Entscheidung zwischen Pest und Cholera
Das Problem: Für viele sei die Wahl zwischen Trump und Clinton eine Entscheidung zwischen Pest und Cholera. Viele sähen Clinton als überambitioniert und machtorientiert an. Der Vorwurf: Sie handele nur aus Kalkül. Alle Frauen stimmen für Clinton? So einfach sei das nicht, sagt Stein. Besonders jüngere Feministinnen stellen sich gegen Clinton und sehen in Bernie Sanders Politik die bessere Alternative. Absurd sei auch: Trump ist dreimal geschieden, offen frauenfeindlich und hat ein junges Model als Ehefrau. „Er bedient alle Klischees. Man sollte meinen, dass vor allem religiöse Gruppen das nicht akzeptieren, aber es scheint ihnen mehrheitlich egal zu sein. Es wäre undenkbar, wenn Clinton dreimal geschieden wäre. Da wird mit zweierlei Maß gemessen.

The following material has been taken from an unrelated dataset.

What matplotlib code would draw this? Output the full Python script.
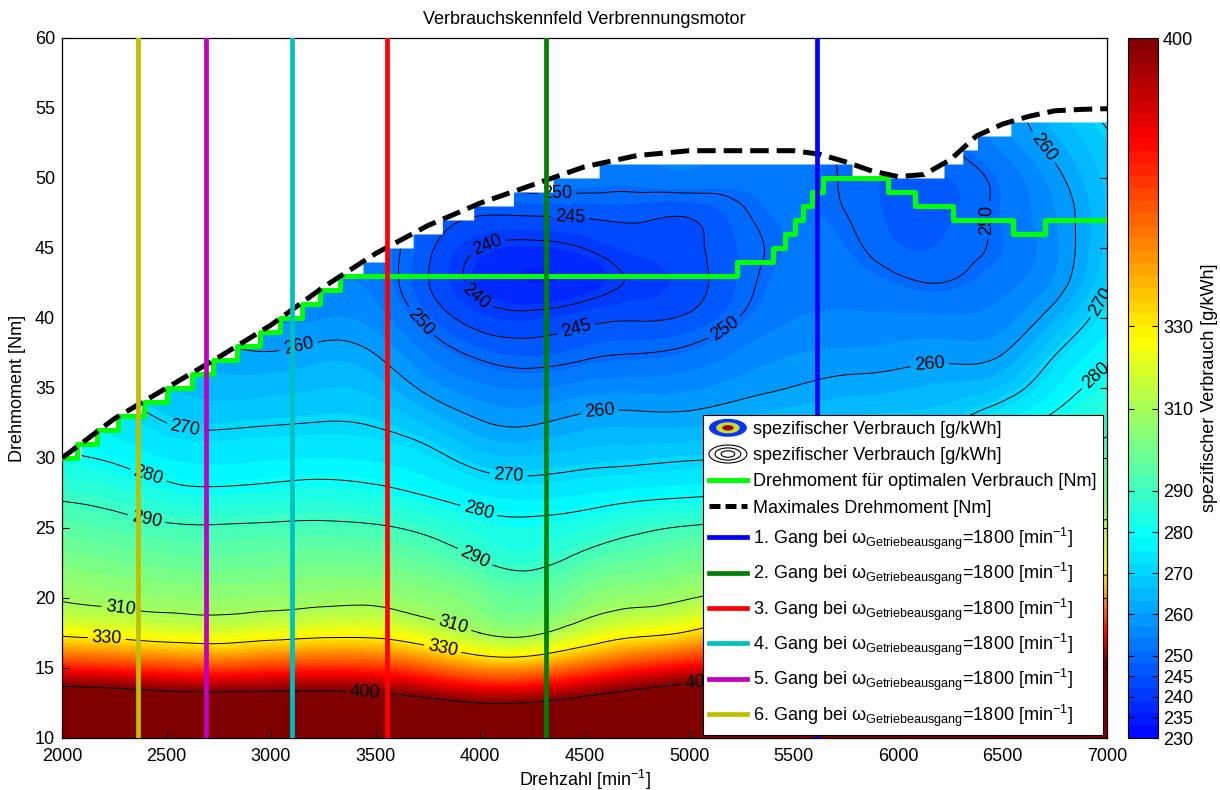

“ Celebrity, Showmaster und Milliardär – so verkauft sich Donald Trump. Er möchte das Land wie einen Konzern führen, sagt er selbst. Dabei ist fraglich, wie erfolgreich der Geschäftsmann wirklich ist, meint Stein. Im Wahlkampf sei es Usus, dass alle Kandidaten ihre Steuererklärung offenlegen. Trump hat das bisher nicht gemacht. „Das legt nahe, dass er entweder gar nicht so viel Geld besitzt, wie er alle glauben machen will, oder dass niemand erfahren soll, aus welch ominösen Quellen das Geld kommt. Beides wirft kein gutes Licht auf ihn.“
Eingeworbene Spenden entscheiden darüber, was sich die Kandidaten im Wahlkampf finanziell leisten können. Während Clinton Wahlkampfspots veröffentlicht, setzt Trump vor allem auf 24-Stunden Beschallung via Twitter. Der Unterschied: Über Wahlkampfspots könne Clinton wohl überlegt die Menschen ansprechen, die bisher unentschlossen sind. Dafür nimmt sie viel Geld in die Hand. „Über 140 Zeichen auf Twitter kann Trump Kontroversen anstoßen, aber es ist unmöglich, komplexe Themen angemessen zu präsentieren. Trump scheint das Geld für Wahlkampfspots nicht zu haben. Damit gehen ihm viele potentielle Wähler verloren“, so Amerikanistik-Professor Stein abschließend.